» **AVAILABLE DATA**
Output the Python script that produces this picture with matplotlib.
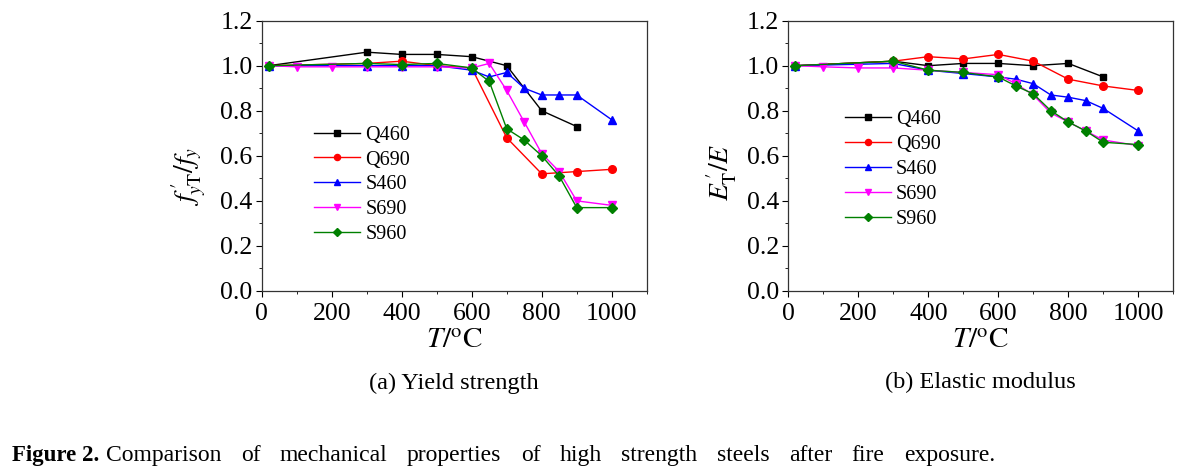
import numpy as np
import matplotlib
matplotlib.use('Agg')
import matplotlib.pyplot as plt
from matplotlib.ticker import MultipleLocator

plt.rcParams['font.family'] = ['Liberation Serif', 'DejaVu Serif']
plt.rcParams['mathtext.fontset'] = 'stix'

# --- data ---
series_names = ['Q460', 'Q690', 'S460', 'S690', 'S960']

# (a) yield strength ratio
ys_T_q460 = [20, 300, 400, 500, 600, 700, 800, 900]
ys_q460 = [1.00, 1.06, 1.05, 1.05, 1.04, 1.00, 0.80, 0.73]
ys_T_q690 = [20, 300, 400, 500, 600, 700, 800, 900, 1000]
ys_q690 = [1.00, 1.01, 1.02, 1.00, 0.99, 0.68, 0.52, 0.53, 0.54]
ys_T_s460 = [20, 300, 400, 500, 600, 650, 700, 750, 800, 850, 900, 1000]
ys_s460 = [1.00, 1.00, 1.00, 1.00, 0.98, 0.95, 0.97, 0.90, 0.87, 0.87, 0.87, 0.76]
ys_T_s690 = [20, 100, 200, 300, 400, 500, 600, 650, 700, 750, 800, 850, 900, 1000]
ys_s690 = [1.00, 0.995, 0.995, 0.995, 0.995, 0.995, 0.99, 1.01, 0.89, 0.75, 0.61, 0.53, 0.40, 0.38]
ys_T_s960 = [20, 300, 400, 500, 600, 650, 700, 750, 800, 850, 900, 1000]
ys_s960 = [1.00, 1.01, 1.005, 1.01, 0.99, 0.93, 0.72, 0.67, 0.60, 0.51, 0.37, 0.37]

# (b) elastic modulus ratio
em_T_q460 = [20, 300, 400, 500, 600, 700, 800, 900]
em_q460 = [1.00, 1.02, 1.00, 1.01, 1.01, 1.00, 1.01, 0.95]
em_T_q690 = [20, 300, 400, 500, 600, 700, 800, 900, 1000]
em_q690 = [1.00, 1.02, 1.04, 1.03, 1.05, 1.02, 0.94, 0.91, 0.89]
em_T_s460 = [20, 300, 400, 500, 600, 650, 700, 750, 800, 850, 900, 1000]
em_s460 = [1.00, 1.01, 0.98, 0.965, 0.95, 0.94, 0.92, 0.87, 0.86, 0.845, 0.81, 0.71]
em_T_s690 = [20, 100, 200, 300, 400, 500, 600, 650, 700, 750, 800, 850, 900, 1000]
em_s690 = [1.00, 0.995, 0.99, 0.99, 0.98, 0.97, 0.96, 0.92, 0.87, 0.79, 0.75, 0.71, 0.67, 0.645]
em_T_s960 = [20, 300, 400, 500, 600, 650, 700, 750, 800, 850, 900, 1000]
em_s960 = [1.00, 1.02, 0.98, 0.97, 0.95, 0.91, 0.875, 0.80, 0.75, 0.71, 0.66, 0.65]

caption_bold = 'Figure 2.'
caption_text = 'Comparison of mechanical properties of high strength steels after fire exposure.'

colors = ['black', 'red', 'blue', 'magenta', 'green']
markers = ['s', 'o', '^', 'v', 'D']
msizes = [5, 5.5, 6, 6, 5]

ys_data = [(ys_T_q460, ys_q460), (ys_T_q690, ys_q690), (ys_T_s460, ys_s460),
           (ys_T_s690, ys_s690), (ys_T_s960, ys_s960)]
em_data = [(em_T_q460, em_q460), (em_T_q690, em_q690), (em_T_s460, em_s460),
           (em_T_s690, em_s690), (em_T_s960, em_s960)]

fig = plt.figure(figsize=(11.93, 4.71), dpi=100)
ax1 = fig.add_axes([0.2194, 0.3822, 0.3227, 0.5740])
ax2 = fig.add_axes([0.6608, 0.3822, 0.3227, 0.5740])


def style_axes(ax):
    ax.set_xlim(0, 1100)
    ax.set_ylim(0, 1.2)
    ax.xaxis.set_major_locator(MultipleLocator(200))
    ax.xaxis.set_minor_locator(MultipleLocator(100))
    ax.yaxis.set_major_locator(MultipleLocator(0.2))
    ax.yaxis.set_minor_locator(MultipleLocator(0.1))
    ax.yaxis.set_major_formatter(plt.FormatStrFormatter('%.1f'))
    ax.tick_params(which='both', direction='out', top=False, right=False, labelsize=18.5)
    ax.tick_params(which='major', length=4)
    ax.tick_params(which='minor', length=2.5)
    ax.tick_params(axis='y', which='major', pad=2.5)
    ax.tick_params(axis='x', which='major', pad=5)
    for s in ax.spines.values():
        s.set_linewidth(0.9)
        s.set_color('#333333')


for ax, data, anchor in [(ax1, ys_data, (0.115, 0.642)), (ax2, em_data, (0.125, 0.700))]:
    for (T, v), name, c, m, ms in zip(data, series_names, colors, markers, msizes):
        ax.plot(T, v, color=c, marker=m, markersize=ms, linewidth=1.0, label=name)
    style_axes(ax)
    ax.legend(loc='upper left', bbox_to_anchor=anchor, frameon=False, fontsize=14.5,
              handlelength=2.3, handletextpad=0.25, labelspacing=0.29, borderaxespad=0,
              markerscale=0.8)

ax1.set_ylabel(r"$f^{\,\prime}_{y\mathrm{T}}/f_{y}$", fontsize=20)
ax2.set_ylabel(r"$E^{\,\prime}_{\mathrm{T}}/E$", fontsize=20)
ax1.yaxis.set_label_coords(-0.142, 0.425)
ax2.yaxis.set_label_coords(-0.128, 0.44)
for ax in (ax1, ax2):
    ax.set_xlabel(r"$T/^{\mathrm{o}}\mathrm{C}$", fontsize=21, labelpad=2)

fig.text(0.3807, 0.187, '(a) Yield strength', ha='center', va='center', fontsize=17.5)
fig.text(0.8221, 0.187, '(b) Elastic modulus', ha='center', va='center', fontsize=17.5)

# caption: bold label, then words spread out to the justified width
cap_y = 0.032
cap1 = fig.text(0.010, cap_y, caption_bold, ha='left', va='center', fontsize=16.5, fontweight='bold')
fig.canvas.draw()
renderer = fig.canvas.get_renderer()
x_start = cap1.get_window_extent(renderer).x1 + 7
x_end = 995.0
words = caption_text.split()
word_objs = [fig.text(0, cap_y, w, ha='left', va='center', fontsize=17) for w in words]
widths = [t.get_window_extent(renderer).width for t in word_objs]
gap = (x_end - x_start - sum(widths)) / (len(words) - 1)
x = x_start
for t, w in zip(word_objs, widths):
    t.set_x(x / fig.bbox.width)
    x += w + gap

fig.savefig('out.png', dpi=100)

» **THE TASK**
Begin at the first line of the data above and repeat each line exactly, stopping after the line containing "0.51, 0.37, 0.37]". Omit the pictures.

» **RESULT OF THE EXERCISE**
Output the Python script that produces this picture with matplotlib.
import numpy as np
import matplotlib
matplotlib.use('Agg')
import matplotlib.pyplot as plt
from matplotlib.ticker import MultipleLocator

plt.rcParams['font.family'] = ['Liberation Serif', 'DejaVu Serif']
plt.rcParams['mathtext.fontset'] = 'stix'

# --- data ---
series_names = ['Q460', 'Q690', 'S460', 'S690', 'S960']

# (a) yield strength ratio
ys_T_q460 = [20, 300, 400, 500, 600, 700, 800, 900]
ys_q460 = [1.00, 1.06, 1.05, 1.05, 1.04, 1.00, 0.80, 0.73]
ys_T_q690 = [20, 300, 400, 500, 600, 700, 800, 900, 1000]
ys_q690 = [1.00, 1.01, 1.02, 1.00, 0.99, 0.68, 0.52, 0.53, 0.54]
ys_T_s460 = [20, 300, 400, 500, 600, 650, 700, 750, 800, 850, 900, 1000]
ys_s460 = [1.00, 1.00, 1.00, 1.00, 0.98, 0.95, 0.97, 0.90, 0.87, 0.87, 0.87, 0.76]
ys_T_s690 = [20, 100, 200, 300, 400, 500, 600, 650, 700, 750, 800, 850, 900, 1000]
ys_s690 = [1.00, 0.995, 0.995, 0.995, 0.995, 0.995, 0.99, 1.01, 0.89, 0.75, 0.61, 0.53, 0.40, 0.38]
ys_T_s960 = [20, 300, 400, 500, 600, 650, 700, 750, 800, 850, 900, 1000]
ys_s960 = [1.00, 1.01, 1.005, 1.01, 0.99, 0.93, 0.72, 0.67, 0.60, 0.51, 0.37, 0.37]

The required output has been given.